Job Classes

You typically create job classes only when you are in the role of Scheduler administrator.

Job classes provide a way to:

  • Assign the same set of attribute values to member jobs

    Each job class specifies a set of attributes, such as logging level. When you assign a job to a job class, the job inherits those attributes. For example, you can specify the same policy for purging log entries for all payroll jobs.

  • Set service affinity for member jobs

    You can set the service attribute of a job class to a desired database service name. This determines the instances in a Real Application Clusters environment that run the member jobs, and optionally the system resources that are assigned to member jobs. See "Service Affinity when Using the Scheduler" for more information.

  • Set resource allocation for member jobs

    Job classes provide the link between the Database Resource Manager and the Scheduler, because each job class can specify a resource consumer group as an attribute. Member jobs then belong to the specified consumer group, and are assigned resources according to settings in the current resource plan.

    Alternatively, you can leave the resource_consumer_group attribute NULL and set the service attribute of a job class to a desired database service name. That service can in turn be mapped to a resource consumer group. If both the resource_consumer_group and service attributes are set, and the designated service maps to a resource consumer group, the resource consumer group named in the resource_consumer_group attribute takes precedence.

    See Chapter 25, "Managing Resource Allocation with Oracle Database Resource Manager" for more information on mapping services to consumer groups.

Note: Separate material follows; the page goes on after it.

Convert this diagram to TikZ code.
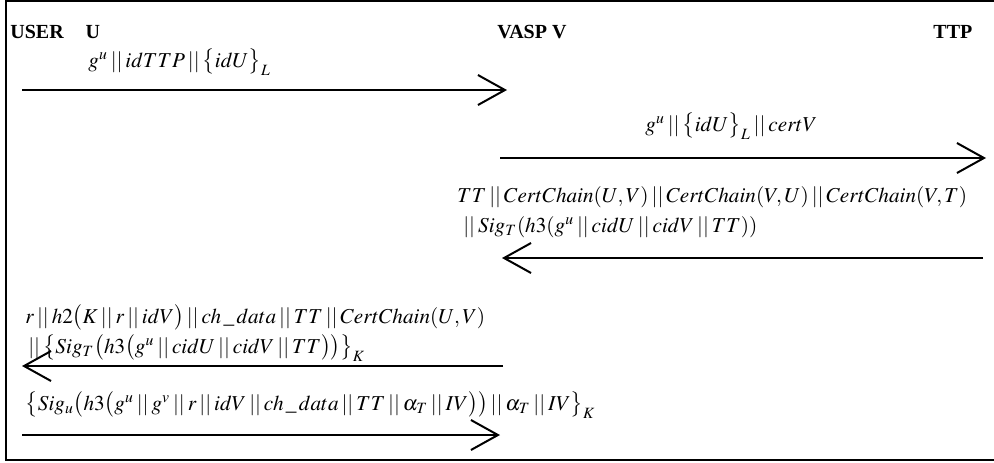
\documentclass[tikz,border=0pt]{standalone}
\usepackage{mathptmx}
\usepackage{fontspec}
\setmainfont{Liberation Serif}
\usetikzlibrary{arrows.meta}
\newdimen\pcunit
\setlength{\pcunit}{0.5pt}
\tikzstyle{pcpartystyle}=[anchor=base west,inner sep=0pt,font=\fontsize{10}{12}\selectfont\bfseries]
\tikzstyle{pcmsgstyle}=[anchor=base west,inner sep=0pt,font=\fontsize{10.6}{12}\selectfont]
\tikzstyle{pcarrowstyle}=[line width=1pt,-{Straight Barb[length=13.5pt,width=15pt,line width=1pt]}]
\newcommand{\conc}{\mathbin{||}}
\newcommand{\pcparty}[4]{ \node [style=pcpartystyle] (#1) at (#2\pcunit,-#3\pcunit) {#4}; }
\newcommand{\pcmsg}[4]{ \node [style=pcmsgstyle] (#1) at (#2\pcunit,-#3\pcunit) {$#4$}; }
\newcommand{\pcarrow}[4]{ \coordinate (#1from) at (#2\pcunit,-#4\pcunit); \coordinate (#1to) at (#3\pcunit,-#4\pcunit); \draw [style=pcarrowstyle] (#1from) -- (#1to); }

\begin{document}
\begin{tikzpicture}
\useasboundingbox (0,0) rectangle (994\pcunit,-462\pcunit);
\draw [line width=1pt] (1000\pcunit,-1\pcunit) -- (6\pcunit,-1\pcunit) -- (6\pcunit,-460\pcunit) -- (1000\pcunit,-460\pcunit);

\pcparty{user}{10}{38}{USER\hspace{1.1em}U} %
\pcparty{vasp}{497}{38}{VASP V} %
\pcparty{ttp}{933}{38}{TTP} %

\pcmsg{msgA}{88}{67}{g^{u}\conc idTTP\conc \bigl\{idU\bigr\}_{L}} %
\pcarrow{arrA}{22}{507}{90} %

\pcmsg{msgB}{645}{131}{g^{u}\conc \bigl\{idU\bigr\}_{L}\conc certV} %
\pcarrow{arrB}{500}{986}{158} %

\pcmsg{msgCa}{457}{202}{TT\conc CertChain(U,V)\conc CertChain(V,U)\conc CertChain(V,T)} %
\pcmsg{msgCb}{460}{232}{{}\conc Sig_{T}(h3(g^{u}\conc cidU\conc cidV\conc TT))} %
\pcarrow{arrC}{983}{502}{258} %

\pcmsg{msgDa}{25}{323}{r\conc h2\bigl(K\conc r\conc idV\bigr)\conc ch\,\_\,data\conc TT\conc CertChain(U,V)} %
\pcmsg{msgDb}{25}{353}{{}\conc \bigl\{Sig_{T}\bigl(h3\bigl(g^{u}\conc cidU\conc cidV\conc TT\bigr)\bigr)\bigr\}_{K}} %
\pcarrow{arrD}{503}{22}{366} %

\pcmsg{msgE}{25}{410}{\bigl\{Sig_{u}\bigl(h3\bigl(g^{u}\conc g^{v}\conc r\conc idV\conc ch\,\_\,data\conc TT\conc \alpha_{T}\conc IV\bigr)\bigr)\conc \alpha_{T}\conc IV\bigr\}_{K}} %
\pcarrow{arrE}{22}{500}{435} %
\end{tikzpicture}
\end{document}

  • Group jobs for prioritization

    Within the same job class, you can assign priority values of 1-5 to individual jobs so that if two jobs in the class are scheduled to start at the same time, the one with the higher priority takes precedence. This ensures that you do not have a less important job preventing the timely completion of a more important one.

    If two jobs have the same assigned priority value, the job with the earlier start date takes precedence. If no priority is assigned to a job, its priority defaults to 3.

    Note:

    Job priorities are used only to prioritize among jobs in the same class.

    There is no guarantee that a high priority job in class A will be started before a low priority job in class B, even if they share the same schedule. Prioritizing among jobs of different classes depends on the current resource plan and on the designated resource consumer group or service name of each job class.

When defining job classes, you should try to classify jobs by functionality. Consider dividing jobs into groups that access similar data, such as marketing, production, sales, finance, and human resources.

Some of the restrictions to keep in mind are:

  • A job must be part of exactly one class. When you create a job, you can specify which class the job is part of. If you do not specify a class, the job automatically becomes part of the class DEFAULT_JOB_CLASS.

  • Dropping a class while there are still jobs in that class results in an error. You can force a class to be dropped even if there are still jobs that are members of that class, but all jobs referring to that class are then automatically disabled and assigned to the class DEFAULT_JOB_CLASS. Jobs belonging to the dropped class that are already running continue to run under class settings determined at the start of the job.